You seem to use the term “amortised inference” to lump these two dichotomies together, whereas I would prefer to use that term just for (2A). Or if you like:
the first dichotomy is between (1A) Things figured out by evolution, versus (1B) Things figured out within a lifetime; while
the second dichotomy is between (2A) things figured out earlier in life, versus (2B) things figured out just now.
I think the (2A) things are extremely fragile, totally different from the (1A) things which are highly robust. For example, when I was a kid, I learned a (2A) heuristic that I should ask my parents to drive me places. Then I got older, and that heuristic stopped serving me well, so I almost immediately stopped using it. Likewise, I used a certain kind of appointment calendar for 5 years, and then someone suggested that I should switch to a different kind of appointment calendar, and I thought about it a bit, and decided they were right, and switched.
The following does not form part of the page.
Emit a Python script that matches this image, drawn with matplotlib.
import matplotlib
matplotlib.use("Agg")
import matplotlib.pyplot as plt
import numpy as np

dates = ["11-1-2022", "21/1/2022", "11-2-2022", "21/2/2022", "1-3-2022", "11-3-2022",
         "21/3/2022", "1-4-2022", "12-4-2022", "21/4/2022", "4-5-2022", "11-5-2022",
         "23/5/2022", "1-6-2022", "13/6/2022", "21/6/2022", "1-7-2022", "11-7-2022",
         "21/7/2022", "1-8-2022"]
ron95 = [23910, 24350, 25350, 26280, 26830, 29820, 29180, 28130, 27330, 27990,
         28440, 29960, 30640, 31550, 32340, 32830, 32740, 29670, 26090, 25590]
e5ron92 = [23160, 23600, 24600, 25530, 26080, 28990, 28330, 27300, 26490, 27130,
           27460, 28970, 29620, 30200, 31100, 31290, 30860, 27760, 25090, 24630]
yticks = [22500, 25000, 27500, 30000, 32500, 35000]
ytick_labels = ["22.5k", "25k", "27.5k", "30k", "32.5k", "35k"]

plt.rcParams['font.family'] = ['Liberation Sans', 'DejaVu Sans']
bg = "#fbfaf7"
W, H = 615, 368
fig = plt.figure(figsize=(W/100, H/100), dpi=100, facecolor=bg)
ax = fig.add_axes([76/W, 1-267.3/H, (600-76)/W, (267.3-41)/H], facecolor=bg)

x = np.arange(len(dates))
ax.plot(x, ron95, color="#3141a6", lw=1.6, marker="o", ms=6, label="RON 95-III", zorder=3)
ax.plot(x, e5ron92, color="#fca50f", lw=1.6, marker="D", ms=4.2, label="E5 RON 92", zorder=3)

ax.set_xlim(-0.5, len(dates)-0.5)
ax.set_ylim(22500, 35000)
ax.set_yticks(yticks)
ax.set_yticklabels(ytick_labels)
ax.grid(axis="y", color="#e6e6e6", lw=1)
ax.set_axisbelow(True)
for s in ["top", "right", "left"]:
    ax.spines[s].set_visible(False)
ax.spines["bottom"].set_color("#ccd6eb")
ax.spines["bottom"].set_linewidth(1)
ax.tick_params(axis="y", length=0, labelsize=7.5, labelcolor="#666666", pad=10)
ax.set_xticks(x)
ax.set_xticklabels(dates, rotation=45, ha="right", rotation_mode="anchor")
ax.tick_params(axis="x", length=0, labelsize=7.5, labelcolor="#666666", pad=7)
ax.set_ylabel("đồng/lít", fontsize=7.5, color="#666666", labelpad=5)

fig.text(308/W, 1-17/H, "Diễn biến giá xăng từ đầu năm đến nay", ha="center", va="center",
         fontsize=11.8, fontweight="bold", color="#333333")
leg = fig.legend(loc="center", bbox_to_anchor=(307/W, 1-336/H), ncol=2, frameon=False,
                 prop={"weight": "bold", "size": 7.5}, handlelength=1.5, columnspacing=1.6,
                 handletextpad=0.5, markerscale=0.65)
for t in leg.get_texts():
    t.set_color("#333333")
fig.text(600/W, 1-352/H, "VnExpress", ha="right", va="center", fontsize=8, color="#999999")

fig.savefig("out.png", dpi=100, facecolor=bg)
I have a certain way of walking, that I’ve been using unthinkingly for decades, but if you put me in high heels, I would immediately drop that habit and learn a new one. These things are totally routine.
The discussion of “amortised inference” in the post makes it sound like a tricky thing that requires superintelligence, but it’s not. The dumbest person you know uses probably thousands or millions of implicit heuristics every day, and is able to flexibly update any of them, or add exceptions, when the situation changes such that the heuristic stops being instrumentally useful.
…Then there’s a normative dimension to all this. If people are cooperating on (2B) grounds versus (2A) grounds, I really don’t care, at least not in itself. If the situation changes such that cooperating stops being instrumentally useful, the (2B) people will immediately stab their former allies in the back, whereas the (2A) people might take a bit longer before the idea pops into their heads that it’s a great idea to stab their former allies in the back. I don’t really care, neither of these is real friendship. By contrast, real friendship has to be (1A), and I do care about real friendship existing into the distant future.
I’ve been talking about cooperation, but it’s equally true that once a trained AI surpasses some level of strategic and metacognitive competence, it doesn’t need curiosity (see Soares post), or play, anger, etc. It can figure out that it should do all those things strategically, and I don’t think it’s any harder than figuring out quantum mechanics etc.
I agree, and would also point out that since:
...this intrinsic value [friendship] is in place and leads to cooperation (an instrumental value).
Very different than the model that says: competition → cooperation → the value [friendship].